Dataset records
::::

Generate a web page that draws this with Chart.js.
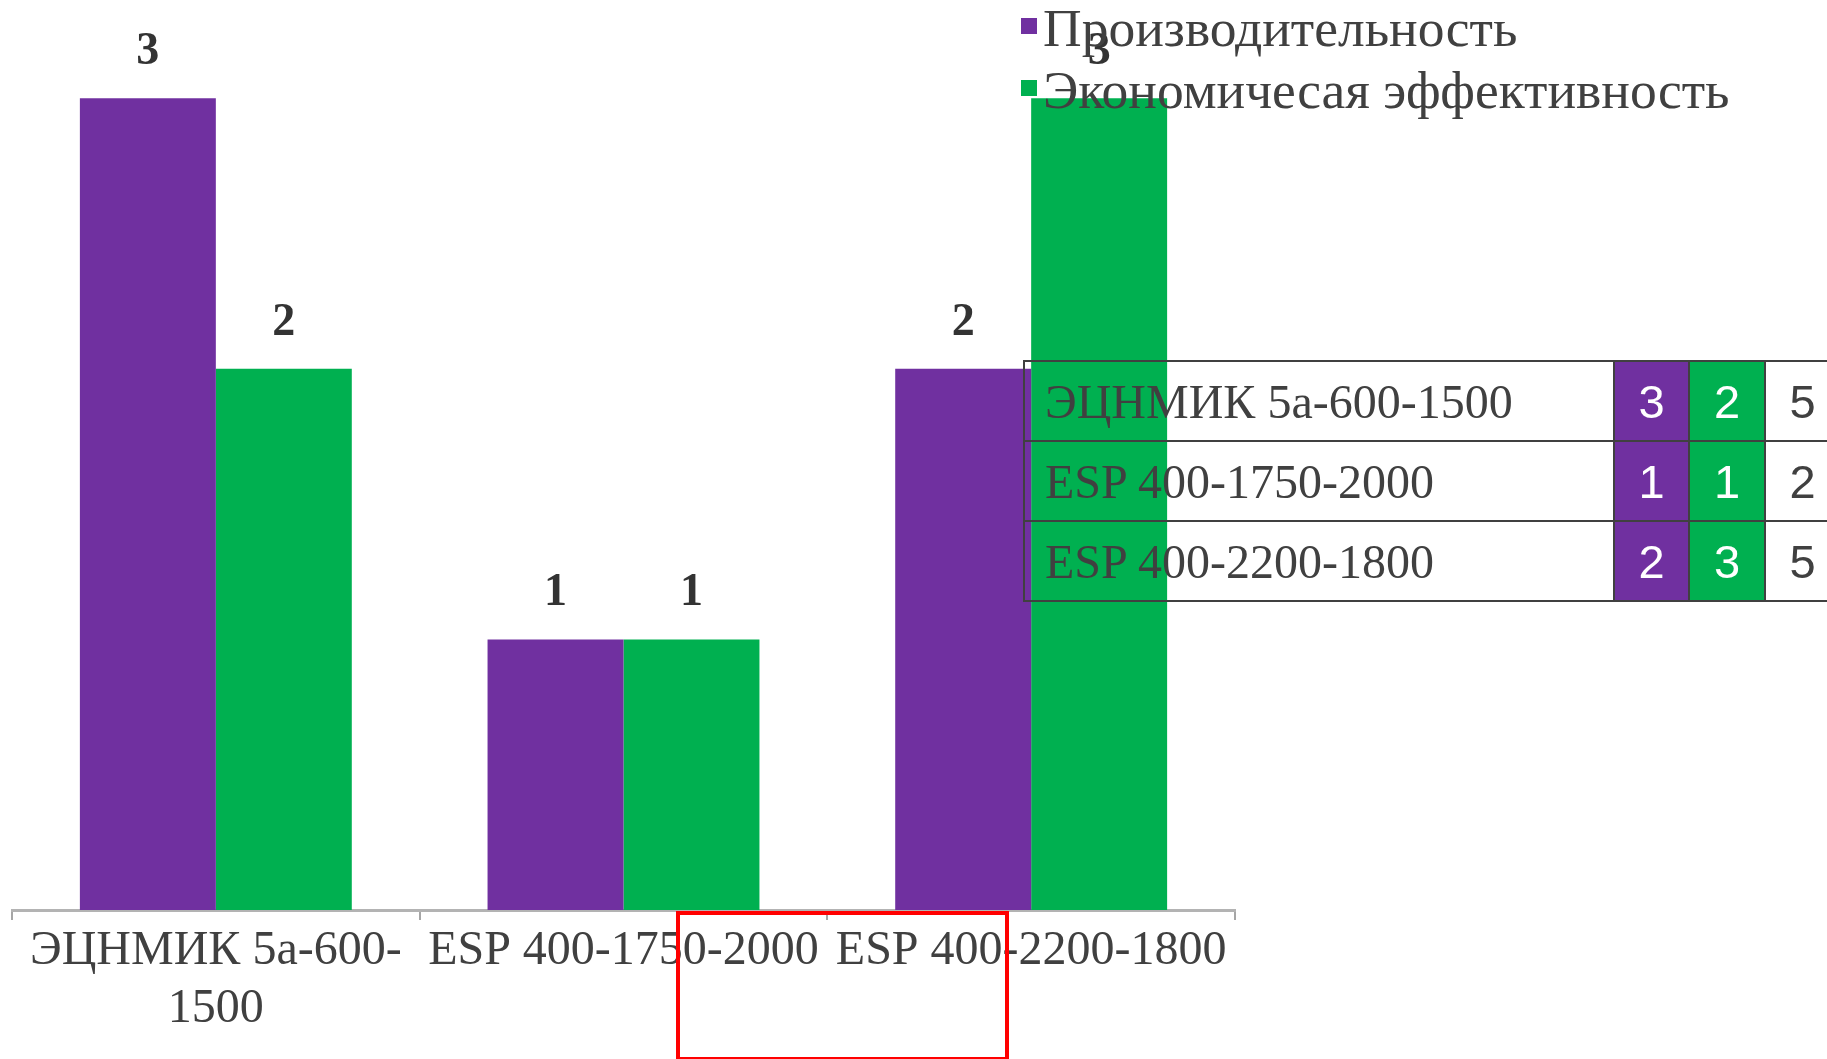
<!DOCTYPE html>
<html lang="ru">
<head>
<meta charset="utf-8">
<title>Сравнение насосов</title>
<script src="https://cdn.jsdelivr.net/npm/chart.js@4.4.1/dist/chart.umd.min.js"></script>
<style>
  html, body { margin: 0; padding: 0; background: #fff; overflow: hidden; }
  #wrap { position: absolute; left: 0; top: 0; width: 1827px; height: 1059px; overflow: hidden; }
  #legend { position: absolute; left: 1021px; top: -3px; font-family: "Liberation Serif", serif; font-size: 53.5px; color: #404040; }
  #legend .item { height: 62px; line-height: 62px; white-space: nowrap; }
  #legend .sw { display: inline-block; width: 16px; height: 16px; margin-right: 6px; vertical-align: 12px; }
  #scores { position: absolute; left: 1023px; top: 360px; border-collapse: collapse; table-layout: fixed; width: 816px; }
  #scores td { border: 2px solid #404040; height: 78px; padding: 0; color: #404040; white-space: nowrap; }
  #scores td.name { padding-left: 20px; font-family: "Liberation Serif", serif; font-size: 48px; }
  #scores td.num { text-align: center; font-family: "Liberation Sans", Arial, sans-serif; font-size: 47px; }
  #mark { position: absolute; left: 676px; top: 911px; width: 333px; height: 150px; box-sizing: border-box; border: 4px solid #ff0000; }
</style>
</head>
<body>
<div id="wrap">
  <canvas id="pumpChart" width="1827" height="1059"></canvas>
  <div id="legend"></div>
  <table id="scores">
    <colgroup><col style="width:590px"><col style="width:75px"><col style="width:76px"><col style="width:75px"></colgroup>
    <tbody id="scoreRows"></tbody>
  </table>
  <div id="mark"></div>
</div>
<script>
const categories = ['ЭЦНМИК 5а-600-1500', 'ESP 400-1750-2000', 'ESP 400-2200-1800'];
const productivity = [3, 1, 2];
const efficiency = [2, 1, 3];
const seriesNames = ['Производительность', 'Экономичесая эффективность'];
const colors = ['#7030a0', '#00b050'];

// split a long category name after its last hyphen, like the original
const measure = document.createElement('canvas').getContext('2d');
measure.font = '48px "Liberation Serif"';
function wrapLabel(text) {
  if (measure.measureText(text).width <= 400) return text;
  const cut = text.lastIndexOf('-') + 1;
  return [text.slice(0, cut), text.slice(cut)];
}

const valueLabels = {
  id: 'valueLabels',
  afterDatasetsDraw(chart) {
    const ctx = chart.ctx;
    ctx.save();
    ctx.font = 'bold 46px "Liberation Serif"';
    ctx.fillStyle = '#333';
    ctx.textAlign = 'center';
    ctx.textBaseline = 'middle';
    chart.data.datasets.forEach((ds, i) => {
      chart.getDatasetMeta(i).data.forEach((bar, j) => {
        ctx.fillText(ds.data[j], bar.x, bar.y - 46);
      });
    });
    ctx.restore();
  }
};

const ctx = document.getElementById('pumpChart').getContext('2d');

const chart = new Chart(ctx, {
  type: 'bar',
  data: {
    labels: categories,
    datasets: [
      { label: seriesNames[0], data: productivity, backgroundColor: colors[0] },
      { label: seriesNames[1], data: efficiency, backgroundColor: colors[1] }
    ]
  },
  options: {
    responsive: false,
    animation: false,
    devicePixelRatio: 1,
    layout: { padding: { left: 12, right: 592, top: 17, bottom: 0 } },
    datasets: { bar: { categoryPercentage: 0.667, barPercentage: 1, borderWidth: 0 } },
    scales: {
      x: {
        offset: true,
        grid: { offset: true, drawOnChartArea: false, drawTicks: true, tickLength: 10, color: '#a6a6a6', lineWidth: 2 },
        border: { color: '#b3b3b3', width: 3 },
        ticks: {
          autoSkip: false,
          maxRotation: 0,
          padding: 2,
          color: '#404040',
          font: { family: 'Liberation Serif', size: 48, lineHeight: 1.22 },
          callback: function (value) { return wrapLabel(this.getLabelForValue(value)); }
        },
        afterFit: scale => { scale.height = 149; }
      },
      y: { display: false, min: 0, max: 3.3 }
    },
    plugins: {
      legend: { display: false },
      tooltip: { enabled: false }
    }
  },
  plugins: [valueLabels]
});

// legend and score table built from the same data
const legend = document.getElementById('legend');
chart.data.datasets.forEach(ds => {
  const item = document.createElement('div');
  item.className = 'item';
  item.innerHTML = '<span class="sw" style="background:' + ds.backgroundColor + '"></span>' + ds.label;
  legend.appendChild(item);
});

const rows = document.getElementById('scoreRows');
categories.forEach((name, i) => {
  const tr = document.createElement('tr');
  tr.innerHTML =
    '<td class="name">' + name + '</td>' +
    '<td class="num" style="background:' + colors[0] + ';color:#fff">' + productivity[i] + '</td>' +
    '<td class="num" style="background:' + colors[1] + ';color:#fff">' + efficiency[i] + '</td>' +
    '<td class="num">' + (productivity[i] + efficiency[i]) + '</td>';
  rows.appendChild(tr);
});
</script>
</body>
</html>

::::

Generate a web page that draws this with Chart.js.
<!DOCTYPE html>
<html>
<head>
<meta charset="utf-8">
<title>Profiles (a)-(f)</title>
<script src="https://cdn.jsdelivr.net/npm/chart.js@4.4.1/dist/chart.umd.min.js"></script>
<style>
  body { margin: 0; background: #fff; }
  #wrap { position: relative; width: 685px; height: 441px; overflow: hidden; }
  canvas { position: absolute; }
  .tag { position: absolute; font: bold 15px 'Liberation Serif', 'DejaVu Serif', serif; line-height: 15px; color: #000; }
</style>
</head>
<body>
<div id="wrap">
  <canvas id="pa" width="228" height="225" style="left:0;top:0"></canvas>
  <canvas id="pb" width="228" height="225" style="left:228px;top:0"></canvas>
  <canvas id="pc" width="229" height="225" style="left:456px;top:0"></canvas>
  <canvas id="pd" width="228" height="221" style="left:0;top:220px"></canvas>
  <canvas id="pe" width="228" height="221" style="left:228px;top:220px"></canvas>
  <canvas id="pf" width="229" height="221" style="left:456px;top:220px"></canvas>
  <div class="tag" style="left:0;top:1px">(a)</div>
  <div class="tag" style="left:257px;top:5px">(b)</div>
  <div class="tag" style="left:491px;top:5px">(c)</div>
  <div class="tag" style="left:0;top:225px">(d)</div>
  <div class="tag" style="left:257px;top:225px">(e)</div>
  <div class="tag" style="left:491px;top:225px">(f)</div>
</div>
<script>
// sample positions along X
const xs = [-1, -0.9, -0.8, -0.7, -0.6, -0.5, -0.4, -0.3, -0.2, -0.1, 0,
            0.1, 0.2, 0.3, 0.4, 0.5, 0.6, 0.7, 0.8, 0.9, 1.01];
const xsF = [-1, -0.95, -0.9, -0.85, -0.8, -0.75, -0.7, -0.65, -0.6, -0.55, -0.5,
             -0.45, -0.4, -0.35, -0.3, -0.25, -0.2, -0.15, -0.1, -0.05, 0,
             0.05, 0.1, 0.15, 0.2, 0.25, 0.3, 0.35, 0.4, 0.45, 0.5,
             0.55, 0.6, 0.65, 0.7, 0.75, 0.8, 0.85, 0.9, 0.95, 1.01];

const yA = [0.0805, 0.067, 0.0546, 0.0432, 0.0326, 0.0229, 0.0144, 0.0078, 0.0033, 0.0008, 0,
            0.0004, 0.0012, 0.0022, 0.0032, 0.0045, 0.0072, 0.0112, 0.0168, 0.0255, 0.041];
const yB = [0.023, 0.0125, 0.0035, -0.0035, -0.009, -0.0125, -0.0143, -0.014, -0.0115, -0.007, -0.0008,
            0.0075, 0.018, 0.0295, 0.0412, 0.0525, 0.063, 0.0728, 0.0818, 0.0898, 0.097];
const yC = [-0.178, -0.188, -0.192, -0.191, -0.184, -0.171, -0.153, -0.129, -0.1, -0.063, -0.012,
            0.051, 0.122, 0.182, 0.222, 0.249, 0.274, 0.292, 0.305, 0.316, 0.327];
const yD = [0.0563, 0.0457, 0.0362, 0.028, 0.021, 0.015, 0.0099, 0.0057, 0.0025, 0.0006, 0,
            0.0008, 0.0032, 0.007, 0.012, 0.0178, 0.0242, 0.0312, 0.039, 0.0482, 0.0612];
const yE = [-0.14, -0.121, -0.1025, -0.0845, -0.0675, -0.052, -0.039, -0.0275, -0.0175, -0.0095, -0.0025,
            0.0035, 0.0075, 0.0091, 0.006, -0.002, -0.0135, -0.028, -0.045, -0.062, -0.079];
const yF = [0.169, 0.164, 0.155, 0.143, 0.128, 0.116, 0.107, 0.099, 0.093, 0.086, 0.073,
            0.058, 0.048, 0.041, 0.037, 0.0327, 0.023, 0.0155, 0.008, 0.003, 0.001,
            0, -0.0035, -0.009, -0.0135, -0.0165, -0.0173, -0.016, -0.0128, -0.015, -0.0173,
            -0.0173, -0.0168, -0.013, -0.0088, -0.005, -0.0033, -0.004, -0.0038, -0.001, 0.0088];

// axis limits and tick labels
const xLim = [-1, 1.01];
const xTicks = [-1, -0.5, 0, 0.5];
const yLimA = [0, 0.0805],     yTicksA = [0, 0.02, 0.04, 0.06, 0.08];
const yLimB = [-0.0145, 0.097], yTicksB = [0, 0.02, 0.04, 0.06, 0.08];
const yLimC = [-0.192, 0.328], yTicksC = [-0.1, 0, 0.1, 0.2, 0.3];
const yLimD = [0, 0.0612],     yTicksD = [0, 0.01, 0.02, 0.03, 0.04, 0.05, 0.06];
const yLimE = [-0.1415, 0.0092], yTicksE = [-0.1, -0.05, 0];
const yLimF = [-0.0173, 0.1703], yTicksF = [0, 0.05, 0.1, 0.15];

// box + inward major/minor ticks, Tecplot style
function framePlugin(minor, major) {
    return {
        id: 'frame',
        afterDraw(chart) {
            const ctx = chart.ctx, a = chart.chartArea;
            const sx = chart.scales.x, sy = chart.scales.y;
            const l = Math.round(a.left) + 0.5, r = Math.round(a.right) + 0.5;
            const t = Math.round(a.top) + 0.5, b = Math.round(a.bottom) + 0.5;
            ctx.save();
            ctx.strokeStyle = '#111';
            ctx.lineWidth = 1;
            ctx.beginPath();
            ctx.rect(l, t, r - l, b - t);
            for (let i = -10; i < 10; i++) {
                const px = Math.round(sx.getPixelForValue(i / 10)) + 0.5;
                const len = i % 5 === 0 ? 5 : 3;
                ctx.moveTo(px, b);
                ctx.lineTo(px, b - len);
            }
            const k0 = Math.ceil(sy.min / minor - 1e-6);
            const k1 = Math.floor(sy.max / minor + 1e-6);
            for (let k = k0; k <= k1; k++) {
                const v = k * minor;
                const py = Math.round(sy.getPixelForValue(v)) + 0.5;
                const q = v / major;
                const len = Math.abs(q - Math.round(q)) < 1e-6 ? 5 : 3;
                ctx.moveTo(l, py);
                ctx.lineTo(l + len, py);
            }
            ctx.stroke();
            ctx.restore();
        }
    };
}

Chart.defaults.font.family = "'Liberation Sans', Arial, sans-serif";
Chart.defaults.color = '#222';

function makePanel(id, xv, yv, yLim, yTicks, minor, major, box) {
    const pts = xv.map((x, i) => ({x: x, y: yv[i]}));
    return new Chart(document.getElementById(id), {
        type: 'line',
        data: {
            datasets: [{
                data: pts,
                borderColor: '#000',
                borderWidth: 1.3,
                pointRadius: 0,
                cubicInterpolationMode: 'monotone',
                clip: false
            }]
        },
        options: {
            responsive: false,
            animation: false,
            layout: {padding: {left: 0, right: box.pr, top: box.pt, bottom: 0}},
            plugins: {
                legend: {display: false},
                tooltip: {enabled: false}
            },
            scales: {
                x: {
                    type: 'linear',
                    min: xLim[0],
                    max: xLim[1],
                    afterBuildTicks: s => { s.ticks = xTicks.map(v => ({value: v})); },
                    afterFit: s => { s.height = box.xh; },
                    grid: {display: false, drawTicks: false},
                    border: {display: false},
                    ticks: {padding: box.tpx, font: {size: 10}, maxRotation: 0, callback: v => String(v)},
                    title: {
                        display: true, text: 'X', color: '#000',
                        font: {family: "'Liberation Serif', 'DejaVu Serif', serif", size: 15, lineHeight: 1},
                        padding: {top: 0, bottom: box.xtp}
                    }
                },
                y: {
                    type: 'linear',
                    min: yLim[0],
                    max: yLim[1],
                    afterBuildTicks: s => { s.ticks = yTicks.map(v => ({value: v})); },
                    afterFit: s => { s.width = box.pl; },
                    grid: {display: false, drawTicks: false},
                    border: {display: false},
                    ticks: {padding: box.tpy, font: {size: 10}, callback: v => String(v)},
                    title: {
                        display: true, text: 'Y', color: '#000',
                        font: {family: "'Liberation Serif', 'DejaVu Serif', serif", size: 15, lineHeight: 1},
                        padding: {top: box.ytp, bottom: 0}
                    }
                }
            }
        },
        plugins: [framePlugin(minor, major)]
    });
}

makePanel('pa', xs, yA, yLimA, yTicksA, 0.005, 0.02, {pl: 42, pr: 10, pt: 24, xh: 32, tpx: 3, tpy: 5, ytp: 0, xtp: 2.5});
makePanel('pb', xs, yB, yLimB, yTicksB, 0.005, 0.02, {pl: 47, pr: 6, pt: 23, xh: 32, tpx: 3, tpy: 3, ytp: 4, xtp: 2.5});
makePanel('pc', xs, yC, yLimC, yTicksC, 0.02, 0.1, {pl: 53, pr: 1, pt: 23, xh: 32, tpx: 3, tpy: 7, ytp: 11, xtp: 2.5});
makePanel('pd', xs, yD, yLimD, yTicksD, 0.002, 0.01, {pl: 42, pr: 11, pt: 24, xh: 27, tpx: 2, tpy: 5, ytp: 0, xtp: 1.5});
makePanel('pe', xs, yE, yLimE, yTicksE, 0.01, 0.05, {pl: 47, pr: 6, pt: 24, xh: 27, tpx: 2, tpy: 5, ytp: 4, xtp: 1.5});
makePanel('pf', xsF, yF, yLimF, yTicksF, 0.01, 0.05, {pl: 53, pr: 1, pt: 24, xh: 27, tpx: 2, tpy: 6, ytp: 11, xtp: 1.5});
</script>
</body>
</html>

::::

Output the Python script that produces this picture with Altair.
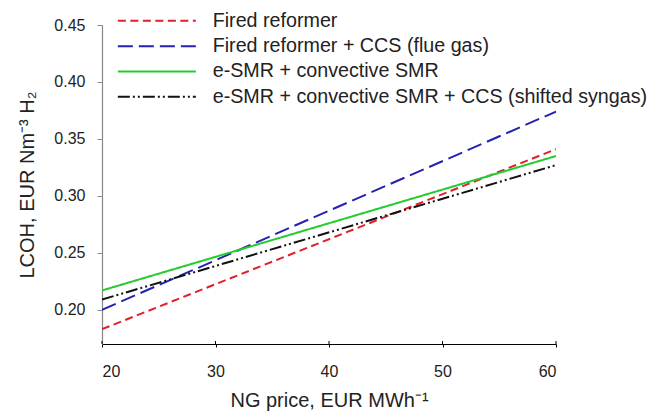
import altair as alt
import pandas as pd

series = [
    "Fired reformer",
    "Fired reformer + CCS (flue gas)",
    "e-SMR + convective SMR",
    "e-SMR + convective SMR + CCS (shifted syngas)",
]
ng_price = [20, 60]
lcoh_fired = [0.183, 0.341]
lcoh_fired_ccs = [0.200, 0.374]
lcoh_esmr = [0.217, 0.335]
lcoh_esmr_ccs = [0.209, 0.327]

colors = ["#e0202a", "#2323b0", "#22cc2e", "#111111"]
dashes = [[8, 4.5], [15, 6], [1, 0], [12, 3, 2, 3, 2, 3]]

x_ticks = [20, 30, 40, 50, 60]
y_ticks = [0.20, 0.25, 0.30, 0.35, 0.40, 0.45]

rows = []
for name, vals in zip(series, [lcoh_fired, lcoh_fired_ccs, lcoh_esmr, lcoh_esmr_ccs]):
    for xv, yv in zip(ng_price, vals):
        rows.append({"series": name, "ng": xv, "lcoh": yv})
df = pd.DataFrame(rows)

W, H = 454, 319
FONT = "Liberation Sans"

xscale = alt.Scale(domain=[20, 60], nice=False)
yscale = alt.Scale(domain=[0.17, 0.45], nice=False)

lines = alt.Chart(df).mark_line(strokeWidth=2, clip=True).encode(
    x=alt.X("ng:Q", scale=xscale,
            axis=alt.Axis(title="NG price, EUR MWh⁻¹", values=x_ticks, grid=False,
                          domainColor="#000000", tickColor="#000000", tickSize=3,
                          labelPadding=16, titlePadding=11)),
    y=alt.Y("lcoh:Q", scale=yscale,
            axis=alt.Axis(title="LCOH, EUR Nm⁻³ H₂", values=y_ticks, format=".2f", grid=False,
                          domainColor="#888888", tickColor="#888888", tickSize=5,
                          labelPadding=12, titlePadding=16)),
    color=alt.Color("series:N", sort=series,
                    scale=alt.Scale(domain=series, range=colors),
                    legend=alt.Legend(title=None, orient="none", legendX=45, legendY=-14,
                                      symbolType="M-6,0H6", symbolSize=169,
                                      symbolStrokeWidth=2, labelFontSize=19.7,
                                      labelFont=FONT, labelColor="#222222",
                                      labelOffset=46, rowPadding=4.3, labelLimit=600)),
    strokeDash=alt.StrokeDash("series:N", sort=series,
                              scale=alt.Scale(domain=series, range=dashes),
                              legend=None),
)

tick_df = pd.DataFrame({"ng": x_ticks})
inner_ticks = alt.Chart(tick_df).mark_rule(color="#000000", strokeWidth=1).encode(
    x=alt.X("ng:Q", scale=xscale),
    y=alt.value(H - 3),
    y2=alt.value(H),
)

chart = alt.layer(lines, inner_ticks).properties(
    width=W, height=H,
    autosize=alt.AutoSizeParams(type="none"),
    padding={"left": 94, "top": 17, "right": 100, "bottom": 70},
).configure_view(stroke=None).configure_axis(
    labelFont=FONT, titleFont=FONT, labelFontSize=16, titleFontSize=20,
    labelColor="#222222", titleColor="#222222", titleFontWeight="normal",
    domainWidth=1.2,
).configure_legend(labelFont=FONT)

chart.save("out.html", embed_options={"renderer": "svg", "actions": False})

::::

**What to work on**
In the listing above, find the line containing "Output the Python" and the line containing "yscale = alt.Scale(domain=[0.17, 0.45], nice=False)". Reproduce those lines and all between them exactly, with no pictures and nothing more.

**The completed task**
Output the Python script that produces this picture with Altair.
import altair as alt
import pandas as pd

series = [
    "Fired reformer",
    "Fired reformer + CCS (flue gas)",
    "e-SMR + convective SMR",
    "e-SMR + convective SMR + CCS (shifted syngas)",
]
ng_price = [20, 60]
lcoh_fired = [0.183, 0.341]
lcoh_fired_ccs = [0.200, 0.374]
lcoh_esmr = [0.217, 0.335]
lcoh_esmr_ccs = [0.209, 0.327]

colors = ["#e0202a", "#2323b0", "#22cc2e", "#111111"]
dashes = [[8, 4.5], [15, 6], [1, 0], [12, 3, 2, 3, 2, 3]]

x_ticks = [20, 30, 40, 50, 60]
y_ticks = [0.20, 0.25, 0.30, 0.35, 0.40, 0.45]

rows = []
for name, vals in zip(series, [lcoh_fired, lcoh_fired_ccs, lcoh_esmr, lcoh_esmr_ccs]):
    for xv, yv in zip(ng_price, vals):
        rows.append({"series": name, "ng": xv, "lcoh": yv})
df = pd.DataFrame(rows)

W, H = 454, 319
FONT = "Liberation Sans"

xscale = alt.Scale(domain=[20, 60], nice=False)
yscale = alt.Scale(domain=[0.17, 0.45], nice=False)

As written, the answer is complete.